Social services maintained a zero tolerance to restraint, advising her parents to let Katie abscond, wait 30 minutes, and ring the police. This, together with advice not to show anger, paradoxically resulted in Katie assuming her parents did not care, escalating her bad behaviour. By contrast restraint was allowed and used in her residential school by strangers.
Within a year of being in the childrens' home Katie had absconded six times, been raped by an acquaintance, been physically restrained, spent a night in the police cells after an assault on a carer and been fitted with a contraceptive implant, without her parents' knowledge. Katie was not yet 15.

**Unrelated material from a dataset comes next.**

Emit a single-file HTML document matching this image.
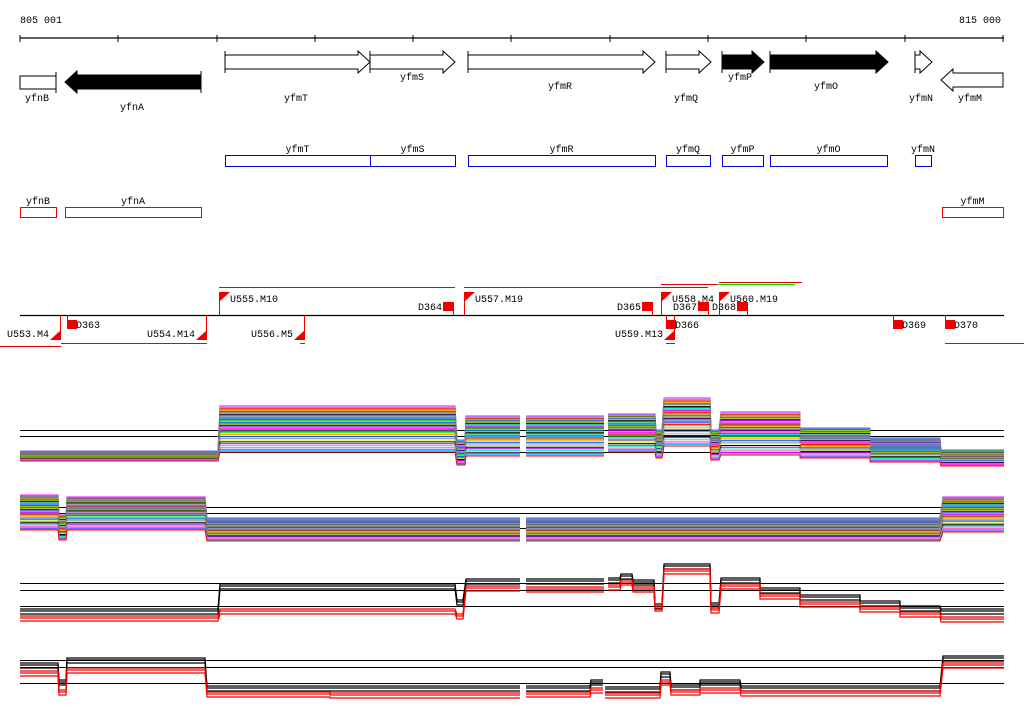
<!DOCTYPE html>
<html><head><meta charset="utf-8"><style>
html,body{margin:0;padding:0;background:#fff;}
svg{display:block;}
text{font-family:"Liberation Mono","DejaVu Sans Mono",monospace;font-size:10px;fill:#000;}
</style></head><body>
<svg id="chart" width="1024" height="714" viewBox="0 0 1024 714" xmlns="http://www.w3.org/2000/svg">
<g id="ruler">
<text x="20" y="23">805 001</text>
<text x="1001" y="23" text-anchor="end">815 000</text>
<line x1="20" y1="38" x2="1004" y2="38" stroke="#000" stroke-width="1.3"/>
</g>
<g id="genes"></g>
<g id="boxes"></g>
<g id="annot"></g>
<g id="expr"></g>
</svg>
<script>
const NS="http://www.w3.org/2000/svg";
function mk(tag,attrs,parent){const e=document.createElementNS(NS,tag);for(const k in attrs)e.setAttribute(k,attrs[k]);parent.appendChild(e);return e;}
function txt(s,x,y,parent,anchor){const t=mk('text',{x:x,y:y,'text-anchor':anchor||'middle'},parent);t.textContent=s;return t;}

// ruler ticks
const tickX=[20,118,217,315,413,511,610,708,806,905,1003];
const ruler=document.getElementById('ruler');
tickX.forEach(x=>{const l=mk('line',{x1:x,y1:35,x2:x,y2:42,stroke:'#000'},ruler);

});

// gene arrows: name, start, end, strand(+1/-1), filled, labelX, labelY
const geneNames=['yfnB','yfnA','yfmT','yfmS','yfmR','yfmQ','yfmP','yfmO','yfmN','yfmM'];
const geneStart=[20,65,225,370,468,666,722,770,915,941];
const geneEnd=[56,201,370,455,655,711,764,888,932,1003];
const geneStrand=[-1,-1,1,1,1,1,1,1,1,-1];
const geneFilled=[0,1,0,0,0,0,1,1,0,0];
const geneLabelX=[37,132,296,412,560,686,740,826,921,970];
const geneLabelY=[101,110,101,80,89,101,80,89,101,101];
const gG=document.getElementById('genes');
geneNames.forEach((n,i)=>{
  const s=geneStart[i],e=geneEnd[i],st=geneStrand[i],f=geneFilled[i];
  const fill=f?'#000':'#fff';
  const g=mk('g',{},gG);
  
  
  let yc=(st>0)?62:82; let h=7, hh=11, hl=12;
  if(n==='yfnB'){mk('rect',{x:s,y:76,width:e-s,height:13,fill:'#fff',stroke:'#000'},g);mk('line',{x1:e,y1:72,x2:e,y2:93,stroke:'#000'},g);}
  else if(st>0){
    const hx=Math.max(s,e-hl);
    mk('polygon',{points:`${s},${yc-h} ${hx},${yc-h} ${hx},${yc-hh} ${e},${yc} ${hx},${yc+hh} ${hx},${yc+h} ${s},${yc+h}`,fill:fill,stroke:'#000'},g);
    mk('line',{x1:s,y1:yc-hh,x2:s,y2:yc+hh,stroke:'#000'},g);
  } else {
    const hx=Math.min(e,s+hl);
    const yy=(n==='yfmM')?80:82;
    mk('polygon',{points:`${e},${yy-h} ${hx},${yy-h} ${hx},${yy-hh} ${s},${yy} ${hx},${yy+hh} ${hx},${yy+h} ${e},${yy+h}`,fill:fill,stroke:'#000'},g);
    if(n==='yfnA')mk('line',{x1:e,y1:yy-hh,x2:e,y2:yy+hh,stroke:'#000'},g);
  }
  const t=txt(n,geneLabelX[i],geneLabelY[i],g);
  
  
});

// boxes
const blueNames=['yfmT','yfmS','yfmR','yfmQ','yfmP','yfmO','yfmN'];
const blueStart=[225,370,468,666,722,770,915];
const blueEnd=[370,455,655,710,763,887,931];
const redNames=['yfnB','yfnA','yfmM'];
const redStart=[20,65,942];
const redEnd=[56,201,1003];
const gB=document.getElementById('boxes');
blueNames.forEach((n,i)=>{
  const r=mk('rect',{x:blueStart[i]+0.5,y:155.5,width:blueEnd[i]-blueStart[i],height:11,fill:'none',stroke:'#0000ee'},gB);
  
  
  const t=txt(n,(blueStart[i]+blueEnd[i])/2,152,gB);
  
  
});
redNames.forEach((n,i)=>{
  const r=mk('rect',{x:redStart[i]+0.5,y:207.5,width:redEnd[i]-redStart[i],height:10,fill:'none',stroke:'#ee0000'},gB);
  
  
  const t=txt(n,(redStart[i]+redEnd[i])/2,204,gB);
  
  
});

// annotation track
const gA=document.getElementById('annot');
mk('line',{x1:20,y1:315.5,x2:1004,y2:315.5,stroke:'#000','stroke-width':1.2},gA);
const R='#ee0000';
// red/green span lines: x1,x2,y,color
const spanX1=[219,464,661,717,719,0,61,300,666,945];
const spanX2=[455,708,717,795,802,61,207,305,675,1024];
const spanY=[287,287,284,284,282,346,343,343,343,343];
const spanC=[R,R,R,'#00dd00',R,R,R,R,R,R];
spanX1.forEach((x,i)=>{const l=mk('line',{x1:x,y1:spanY[i]+0.5,x2:spanX2[i],y2:spanY[i]+0.5,stroke:spanC[i]},gA);

});
// upper U flags: label, x
const upNames=['U555.M10','U557.M19','U558.M4','U560.M19'];
const upX=[219,464,661,719];
upNames.forEach((n,i)=>{
  const x=upX[i];const g=mk('g',{},gA);
  
  
  mk('line',{x1:x+0.5,y1:292,x2:x+0.5,y2:315,stroke:R},g);
  mk('polygon',{points:`${x},${292} ${x+11},292 ${x},${302}`,fill:R},g);
  txt(n,x+11,302,g,'start');
});
// lower U flags
const loNames=['U553.M4','U554.M14','U556.M5','U559.M13'];
const loX=[61,207,305,675];
loNames.forEach((n,i)=>{
  const x=loX[i];const g=mk('g',{},gA);
  
  
  mk('line',{x1:x-0.5,y1:316,x2:x-0.5,y2:340,stroke:R},g);
  mk('polygon',{points:`${x},${330} ${x},340 ${x-11},340`,fill:R},g);
  txt(n,x-12,337,g,'end');
});
// D terminator squares: name, x, up(1)/down(0)
const dNames=['D364','D365','D367','D368','D363','D366','D369','D370'];
const dX=[443,642,698,737,67,666,893,945];
const dUp=[1,1,1,1,0,0,0,0];
dNames.forEach((n,i)=>{
  const x=dX[i];const g=mk('g',{},gA);
  
  
  if(dUp[i]){mk('rect',{x:x,y:302,width:10,height:9,fill:R},g);
    mk('line',{x1:x+10.5,y1:302,x2:x+10.5,y2:315,stroke:R},g);
    txt(n,x-1,310,g,'end');}
  else{mk('rect',{x:x,y:320,width:10,height:9,fill:R},g);
    mk('line',{x1:x+0.5,y1:315,x2:x+0.5,y2:320,stroke:R},g);
    txt(n,x+9,328,g,'start');}
});

// expression tracks
const gE=document.getElementById('expr');
const refLines1=[430,436,452], refLines2=[507,513,528], refLines3=[583,590,606], refLines4=[660,667,683];
[refLines1,refLines2,refLines3,refLines4].forEach(arr=>arr.forEach(y=>{
  const l=mk('line',{x1:20,y1:y+0.5,x2:1004,y2:y+0.5,stroke:'#000'},gE);
  
  }));

// Track 1 segments: x0,x1,top,bottom,breakAfter
const t1x0=[20,220,457,466,526,608,656,664,711,721,800,870,941];
const t1x1=[218,455,465,520,604,655,662,710,719,800,870,940,1004];
const t1top=[451,406,440,416,416,414,430,398,430,412,428,438,450];
const t1bot=[461,452,465,456,456,452,458,446,460,455,458,462,466];
const t1brk=[0,0,0,1,1,0,0,0,0,0,0,0,0];
// Track 2 segments
const t2x0=[20,59,67,207,526,943];
const t2x1=[58,66,205,520,940,1004];
const t2top=[495,515,497,518,518,497];
const t2bot=[530,540,530,541,541,532];
const t2brk=[0,0,0,1,0,0];
const lineColors=['#ff00ff','#00ccff','#ff0000','#00ee00','#ffa500','#0066ff','#888888','#ccee00','#000000','#aa00ff','#00ffaa','#ff66cc'];
const lineFrac=[0,0.03,0.06,0.08,0.1,0.12,0.14,0.16,0.18,0.2,0.22,0.24,0.26,0.28,0.3,0.32,0.34,0.36,0.38,0.4,0.42,0.44,0.46,0.48,0.5,0.52,0.55,0.58,0.62,0.66,0.7,0.74,0.78,0.82,0.86,0.9,0.94,0.97,1];

function drawMulti(x0,x1,top,bot,brk,name){
  lineFrac.forEach((f,j)=>{
    let d='';let start=true;
    for(let i=0;i<x0.length;i++){
      const y=(top[i]+f*(bot[i]-top[i])).toFixed(1);
      d+=(start?'M':'L')+x0[i]+','+y+'L'+x1[i]+','+y;
      start=!!brk[i];
    }
    const p=mk('path',{d:d,fill:'none',stroke:lineColors[j%lineColors.length],'stroke-width':1},gE);
    
    
  });
}
drawMulti(t1x0,t1x1,t1top,t1bot,t1brk,'track1');
drawMulti(t2x0,t2x1,t2top,t2bot,t2brk,'track2');

// Track 3: x0,x1,black,red
const t3x0=[20,220,457,466,526,608,621,633,655,664,711,721,760,800,860,900,941];
const t3x1=[218,455,463,520,604,620,632,654,662,710,719,760,800,860,900,940,1004];
const t3black=[609,584,600,579,579,578,574,580,604,564,603,578,588,595,601,606,609];
const t3red=[616,609,614,586,587,585,580,587,606,569,608,584,594,602,607,612,617];
const t3brk=[0,0,0,1,1,0,0,0,0,0,0,0,0,0,0,0,0];
// Track 4
const t4x0=[20,59,67,207,330,526,591,605,661,671,700,741,943];
const t4x1=[58,66,205,330,520,590,603,660,670,700,740,940,1004];
const t4black=[663,680,658,686,686,686,680,687,672,685,680,686,656];
const t4red=[671,690,668,692,693,692,688,693,680,690,688,691,663];
const t4brk=[0,0,0,0,1,0,1,0,0,0,0,0,0];
const pairOffsets=[0,2,5];

function drawPair(x0,x1,vals,brk,color,name){
  pairOffsets.forEach(o=>{
    let d='';let start=true;
    for(let i=0;i<x0.length;i++){
      const y=vals[i]+o;
      d+=(start?'M':'L')+x0[i]+','+y+'L'+x1[i]+','+y;
      start=!!brk[i];
    }
    const p=mk('path',{d:d,fill:'none',stroke:color,'stroke-width':1.2},gE);
    
    
  });
}
drawPair(t3x0,t3x1,t3black,t3brk,'#000','track3-black-profile');
drawPair(t3x0,t3x1,t3red,t3brk,'#ee0000','track3-red-profile');
drawPair(t4x0,t4x1,t4black,t4brk,'#000','track4-black-profile');
drawPair(t4x0,t4x1,t4red,t4brk,'#ee0000','track4-red-profile');
</script>
</body></html>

Although at the final hearing the parents conceded the care application, the judge insisted they fully contest. And while he, and the expert agreed, that the threshold criteria was satisfied, Katie had suffered significant harm, and was beyond parental control, this was not due to her parents 'punitive regime'. In any event they agreed with judicial guidelines, that apportioning blame is not generally in a child's best interest.
As a care order could only worsen the parents' relationship with the social services, and force them to say goodbye, and have 'a very negative impact on Katie', the judge preferred wardship, but felt restricted by section 100(2)(b) of the Children Act 1989, which appears to exclude such orders where a child is accommodated, or subject to a care order.
The Ministry of Justice's Practice Direction 12 D, however, is far less restrictive. It states wardship should not be commenced unless it is clear that the issues concerning the child cannot be resolved under the Children Act 1989. Thus it allows wardship, whenever there is no other means of satisfactorily resolving a care dispute, regardless of the current status of the child. Wardship therefore, could and should allow 'a legal framework which kept all parties on equal terms', as it did in K Children [2012] EWHC, where it achieved the best outcomes for a family with three severely disabled children.
Human rights arguments
Had Katie's parents applied for a wardship order, they would not need leave, and Katie might still be part of her familynstead, her parents were replaced by an independent reviewing officer '“ an executive of the social services, whose only check on their employers' care of Katie is to refer them to CAFCASS for breach of Katie's human rights. And to date no action has been taken against any authority for such breach.
A&S v Lancashire County Council [2012] EWHC 1689 (Fam) saw a local authority sued for breach of two boys' articles 3, 6 and 8 rights, in forcing them to endure 77 and 96 different placements and abuse. Their independent reporting officer blamed a tick-box culture, non-existent supervision, inadequate training and a 200 caseload.
Such freestanding human rights actions are often overlooked by parents and children, because of a belief that there is a high threshold for engagement. But while the ECHR appears subsumed by the need to act in a child's best interest, this interest is often best served by the maintenance of the family unit, and on such analysis, most interference by the state may be deemed substantial.
Katie's parents could have sought a remedy for breaches of their, and Katie's article 8 rights, due to the social services procedural unfairness and the removal of Katie into care. And clever injunctive use of article 8 might ensure Katie's future care was fit for purpose.
We will never know what happened to Katie, nor of the thousands in similar positions, who due to their attachment disorders 'use a compulsively promiscuous strategy to avoid genuine intimacy'. Hale LJ has stated that: 'If the state is to interfere in the child's right to respect for his family life, it has a duty to use its best endeavours to make good what it has taken away'. It did neither for Katie, nor for many missing or abused in care.